As far as what fishing pole he prefers, Galloway answered with a resounding, “No comment!” It seems the seasoned veteran has been through his fair share of broken rods due to overhanging limbs and debris. 

“Sometimes all it takes is leaving my spinnerbait in the water while resting my pole on the bow and the current will pull it overboard,” he said.

When it comes to lures, there are two favorites of Galloway’s: Spinnerbaits and craws. 
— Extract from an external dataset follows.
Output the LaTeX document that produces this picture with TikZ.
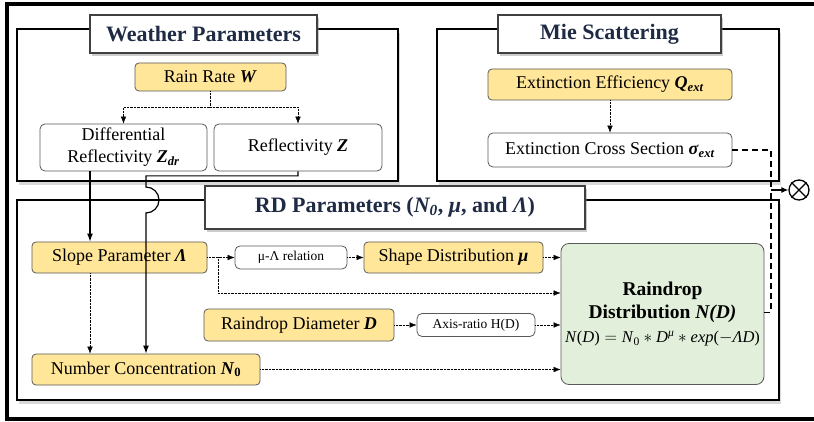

“When I’m covering a lot of water I like a spinnerbait because it allows me to cast fast and retrieve fast,” he said. “Most of my casts are behind structure and after a few turns of the handle when that bait gets 3-4 feet away from the wood, I’m reeling in quick to make another cast.” 

Galloway really likes using a ¼-ounce white Humdinger. When throwing the spinnerbait he lets his boat float downriver while manning the trolling motor to avoid obstructions in the river. 
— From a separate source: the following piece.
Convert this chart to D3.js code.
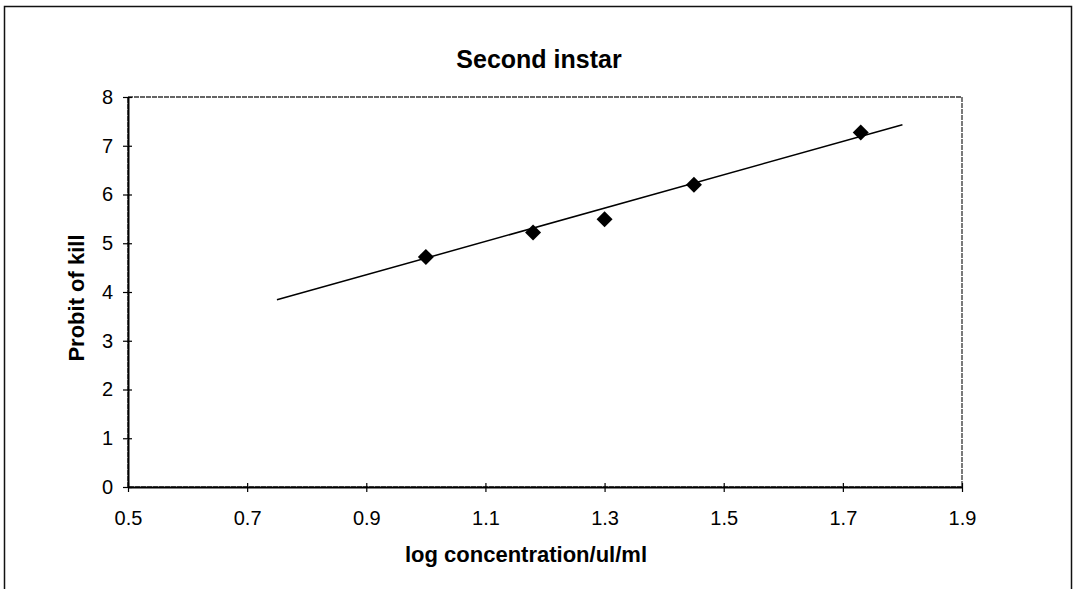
<!DOCTYPE html>
<html>
<head>
<meta charset="utf-8">
<script src="https://cdn.jsdelivr.net/npm/d3@7"></script>
<style>
  body { margin: 0; background: #fff; }
  svg { display: block; }
</style>
</head>
<body>
<svg id="chart"></svg>
<script>
// observed points
const logConc = [1.0, 1.18, 1.3, 1.45, 1.73];
const probit = [4.72, 5.22, 5.49, 6.2, 7.27];
// fitted line as drawn (ends)
const trendX = [0.75, 1.8];
const trendY = [3.84, 7.43];
const xTicks = [0.5, 0.7, 0.9, 1.1, 1.3, 1.5, 1.7, 1.9];
const yTicks = [0, 1, 2, 3, 4, 5, 6, 7, 8];

const W = 1079, H = 589;
const margin = { top: 97, right: 117, bottom: 102, left: 128 },
      width = W - margin.left - margin.right,
      height = H - margin.top - margin.bottom;

const font = "'Liberation Sans', Arial, sans-serif";

const svg = d3.select("#chart")
  .attr("width", W)
  .attr("height", H);

// outer chart frame
svg.append("rect")
  .attr("x", 4.5).attr("y", 6.5)
  .attr("width", 1067).attr("height", 600)
  .attr("fill", "none")
  .attr("stroke", "#111")
  .attr("stroke-width", 1.5);

const g = svg.append("g")
  .attr("transform", `translate(${margin.left},${margin.top})`);

const x = d3.scaleLinear().domain([0.5, 1.9]).range([0, width]);
const y = d3.scaleLinear().domain([0, 8]).range([height, 0]);

// plot area border (top/right are the faint ones)
g.append("rect")
  .attr("x", 0).attr("y", 0)
  .attr("width", width).attr("height", height)
  .attr("fill", "none")
  .attr("stroke", "#333")
  .attr("stroke-width", 1.3)
  .attr("stroke-dasharray", "5,1");

const xAxis = g.append("g")
  .attr("transform", `translate(0,${height})`)
  .call(d3.axisBottom(x).tickValues(xTicks).tickFormat(d3.format(".1f")).tickSizeInner(5).tickSizeOuter(0));
const yAxis = g.append("g")
  .call(d3.axisLeft(y).tickValues(yTicks).tickFormat(d3.format("d")).tickSizeInner(5).tickSizeOuter(0));

[xAxis, yAxis].forEach(a => {
  a.select(".domain").attr("stroke", "#000").attr("stroke-width", 2);
  a.selectAll(".tick line").attr("stroke", "#000").attr("stroke-width", 1.2);
  a.selectAll("text")
    .attr("fill", "#000")
    .style("font-family", font)
    .style("font-size", "20px");
});
// ticks cross the axis lines
xAxis.selectAll(".tick line").attr("y1", -4).attr("y2", 5);
yAxis.selectAll(".tick line").attr("x1", -5).attr("x2", 4);
xAxis.selectAll("text").attr("y", 24);
yAxis.selectAll("text").attr("x", -15);

// trend line
g.append("path")
  .datum(trendX.map((v, i) => [v, trendY[i]]))
  .attr("fill", "none")
  .attr("stroke", "#000")
  .attr("stroke-width", 1.5)
  .attr("d", d3.line().x(d => x(d[0])).y(d => y(d[1])));

// diamond markers
g.selectAll(".pt")
  .data(logConc.map((v, i) => ({ x: v, y: probit[i] })))
  .join("path")
  .attr("class", "pt")
  .attr("transform", d => `translate(${x(d.x)},${y(d.y)})`)
  .attr("d", "M0,-8L8,0L0,8L-8,0Z")
  .attr("fill", "#000");

// title and axis titles
svg.append("text")
  .attr("x", 539).attr("y", 68)
  .attr("text-anchor", "middle")
  .style("font-family", font)
  .style("font-weight", "bold")
  .style("font-size", "25px")
  .text("Second instar");

svg.append("text")
  .attr("x", 526).attr("y", 562)
  .attr("text-anchor", "middle")
  .style("font-family", font)
  .style("font-weight", "bold")
  .style("font-size", "22px")
  .text("log concentration/ul/ml");

svg.append("text")
  .attr("transform", `translate(84,${margin.top + height / 2 + 6}) rotate(-90)`)
  .attr("text-anchor", "middle")
  .style("font-family", font)
  .style("font-weight", "bold")
  .style("font-size", "22px")
  .text("Probit of kill");
</script>
</body>
</html>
While covering a lot of water is efficient, there are some spots in the river that demand more time to fish. Large bends in the river that create eddies with calm water is where Galloway ties on a Rage King Rage Craw in the Blue Crab color and starts flipping.

Kentucky bass

The Bogue Chitto has a healthy population of Kentucky bass, also known as spotted bass. Galloway said there’s a clear difference in where he catches these fish.

“The Kentucky’s tend to tolerate the current better where as the largemouth’s are always in the still water,” Galloway said. He catches more Kentucky’s in the river than largemouths by a 3-1 ratio and while the fish are smaller on average than largemouths, he prefers the fight that the fish give. 
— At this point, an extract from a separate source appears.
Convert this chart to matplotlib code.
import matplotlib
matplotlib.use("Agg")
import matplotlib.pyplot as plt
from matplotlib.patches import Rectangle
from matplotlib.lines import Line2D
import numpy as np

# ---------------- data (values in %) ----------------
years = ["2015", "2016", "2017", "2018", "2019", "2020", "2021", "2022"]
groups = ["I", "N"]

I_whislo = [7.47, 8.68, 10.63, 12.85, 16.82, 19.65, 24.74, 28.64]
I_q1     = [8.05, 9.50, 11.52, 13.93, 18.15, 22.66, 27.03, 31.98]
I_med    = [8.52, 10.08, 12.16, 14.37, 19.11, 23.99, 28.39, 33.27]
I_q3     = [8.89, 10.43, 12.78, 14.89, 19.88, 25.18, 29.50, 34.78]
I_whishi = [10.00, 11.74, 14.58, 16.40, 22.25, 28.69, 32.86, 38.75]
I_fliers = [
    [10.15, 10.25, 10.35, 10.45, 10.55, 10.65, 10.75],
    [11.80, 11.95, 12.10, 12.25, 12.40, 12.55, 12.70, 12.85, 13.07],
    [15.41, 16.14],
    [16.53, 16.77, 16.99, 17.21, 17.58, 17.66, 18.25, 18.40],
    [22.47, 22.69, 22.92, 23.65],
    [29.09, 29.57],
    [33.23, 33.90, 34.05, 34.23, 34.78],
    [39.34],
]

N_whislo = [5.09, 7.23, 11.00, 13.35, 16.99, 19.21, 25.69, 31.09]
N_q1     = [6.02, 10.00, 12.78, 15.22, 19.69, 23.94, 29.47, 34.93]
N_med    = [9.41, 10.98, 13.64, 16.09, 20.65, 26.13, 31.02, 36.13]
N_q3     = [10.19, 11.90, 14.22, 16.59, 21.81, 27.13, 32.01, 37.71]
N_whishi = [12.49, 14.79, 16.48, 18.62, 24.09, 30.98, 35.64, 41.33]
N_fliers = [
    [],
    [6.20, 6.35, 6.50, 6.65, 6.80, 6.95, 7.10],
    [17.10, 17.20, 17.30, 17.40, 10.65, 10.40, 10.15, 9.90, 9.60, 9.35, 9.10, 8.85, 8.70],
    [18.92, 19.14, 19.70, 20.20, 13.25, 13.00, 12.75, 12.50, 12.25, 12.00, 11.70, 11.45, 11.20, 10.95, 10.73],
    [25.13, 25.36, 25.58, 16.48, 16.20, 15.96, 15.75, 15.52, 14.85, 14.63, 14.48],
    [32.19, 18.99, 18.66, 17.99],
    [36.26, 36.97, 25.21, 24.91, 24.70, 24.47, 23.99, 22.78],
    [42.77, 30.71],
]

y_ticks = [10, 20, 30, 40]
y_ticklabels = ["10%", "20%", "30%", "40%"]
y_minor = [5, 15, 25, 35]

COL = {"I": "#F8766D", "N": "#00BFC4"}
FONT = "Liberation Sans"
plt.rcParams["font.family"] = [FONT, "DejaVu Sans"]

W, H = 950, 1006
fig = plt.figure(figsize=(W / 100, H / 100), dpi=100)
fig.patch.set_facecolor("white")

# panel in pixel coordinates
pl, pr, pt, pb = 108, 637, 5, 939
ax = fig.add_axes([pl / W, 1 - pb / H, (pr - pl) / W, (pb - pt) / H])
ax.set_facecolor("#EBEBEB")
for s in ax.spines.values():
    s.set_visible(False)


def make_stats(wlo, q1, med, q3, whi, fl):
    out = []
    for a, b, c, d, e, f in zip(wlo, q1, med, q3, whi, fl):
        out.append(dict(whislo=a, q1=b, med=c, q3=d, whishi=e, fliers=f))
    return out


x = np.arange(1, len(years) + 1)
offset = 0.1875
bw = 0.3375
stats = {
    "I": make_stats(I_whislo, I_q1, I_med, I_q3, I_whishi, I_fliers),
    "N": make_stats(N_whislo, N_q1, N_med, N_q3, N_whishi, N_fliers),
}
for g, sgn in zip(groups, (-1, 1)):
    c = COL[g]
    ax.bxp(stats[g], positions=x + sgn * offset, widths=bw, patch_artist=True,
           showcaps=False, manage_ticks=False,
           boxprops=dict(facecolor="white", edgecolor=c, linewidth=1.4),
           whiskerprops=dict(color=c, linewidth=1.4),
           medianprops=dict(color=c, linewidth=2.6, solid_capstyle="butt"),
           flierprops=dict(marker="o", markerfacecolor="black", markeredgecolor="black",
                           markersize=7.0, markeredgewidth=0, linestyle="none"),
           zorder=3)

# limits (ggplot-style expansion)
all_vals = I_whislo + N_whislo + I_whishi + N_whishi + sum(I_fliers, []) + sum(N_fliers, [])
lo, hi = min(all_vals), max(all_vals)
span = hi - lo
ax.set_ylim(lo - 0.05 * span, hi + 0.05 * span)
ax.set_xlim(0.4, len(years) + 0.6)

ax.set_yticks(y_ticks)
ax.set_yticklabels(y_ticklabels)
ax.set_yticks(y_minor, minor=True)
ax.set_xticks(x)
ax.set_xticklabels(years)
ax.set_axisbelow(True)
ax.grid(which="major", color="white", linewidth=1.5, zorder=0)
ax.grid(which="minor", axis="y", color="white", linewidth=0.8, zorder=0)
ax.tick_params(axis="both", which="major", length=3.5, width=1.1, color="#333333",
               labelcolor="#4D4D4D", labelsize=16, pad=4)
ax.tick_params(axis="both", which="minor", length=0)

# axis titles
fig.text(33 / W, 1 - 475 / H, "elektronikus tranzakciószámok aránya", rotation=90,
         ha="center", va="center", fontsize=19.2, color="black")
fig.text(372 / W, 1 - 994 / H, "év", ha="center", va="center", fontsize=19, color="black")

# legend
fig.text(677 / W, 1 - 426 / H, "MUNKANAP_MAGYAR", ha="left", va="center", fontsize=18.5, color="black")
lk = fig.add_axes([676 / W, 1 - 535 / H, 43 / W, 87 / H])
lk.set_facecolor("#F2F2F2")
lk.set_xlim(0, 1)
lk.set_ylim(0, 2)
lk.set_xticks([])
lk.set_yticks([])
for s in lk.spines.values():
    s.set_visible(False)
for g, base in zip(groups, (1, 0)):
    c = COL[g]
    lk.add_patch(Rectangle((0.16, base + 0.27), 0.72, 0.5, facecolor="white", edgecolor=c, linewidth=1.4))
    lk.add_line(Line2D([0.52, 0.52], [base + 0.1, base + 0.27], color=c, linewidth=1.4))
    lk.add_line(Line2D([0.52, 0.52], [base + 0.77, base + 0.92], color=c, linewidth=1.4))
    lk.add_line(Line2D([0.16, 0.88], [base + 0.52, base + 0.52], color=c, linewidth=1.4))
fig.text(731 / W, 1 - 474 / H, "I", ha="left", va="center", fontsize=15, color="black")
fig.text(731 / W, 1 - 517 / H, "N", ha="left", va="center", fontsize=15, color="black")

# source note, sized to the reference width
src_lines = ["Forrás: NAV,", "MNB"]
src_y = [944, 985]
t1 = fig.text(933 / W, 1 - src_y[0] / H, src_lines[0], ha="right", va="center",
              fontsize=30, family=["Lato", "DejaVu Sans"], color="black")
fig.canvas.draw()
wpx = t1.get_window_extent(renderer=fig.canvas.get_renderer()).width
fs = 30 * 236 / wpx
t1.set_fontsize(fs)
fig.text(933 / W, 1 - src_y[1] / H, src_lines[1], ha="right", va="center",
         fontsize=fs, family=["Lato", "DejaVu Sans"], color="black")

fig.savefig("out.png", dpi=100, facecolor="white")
With years invested in diving and fishing the river, Galloway said it’s by far his favorite river to fish in Louisiana. And while he has a “sixth sense” due to his past history with the river, he said it’s never too late to start learning and recommends every bass fisherman give it a try.

 “After you start putting the pieces together the rewards far outweigh the risk,” he said.

Galloway guides his boat down the scenic Bogue Chitto in search of bass hideouts.

More about Bogue Chitto

The Bogue Chitto River flows into Louisiana from Mississippi. The name of the river is derived from the old Choctaw language, meaning “big creek.”

In Louisiana, the river meanders through the Bogue Chitto State Park in Washington Parish, Louisiana. It closely parallels La. 25 and 16 for a considerable distance. Unimproved access to the river is available at several Louisiana Bridges, Highway 438 at Warnerton, Highway 38 at Clifton, Highway 16 at Franklinton, Highway 437 at Enon and Highway 21 in Sun (St. Tammany Parish). 

The entire length of the river is part of Louisiana’s Natural and Scenic Rivers system. While it is a great place to fish, its beauty above the surface is often considered a hidden gem of the Louisiana outdoors.

Some areas of the southern end of the river are also popular for tubing in the summertime. The Bogue Chitto eventually flows into the Pearl River canal north of Bush.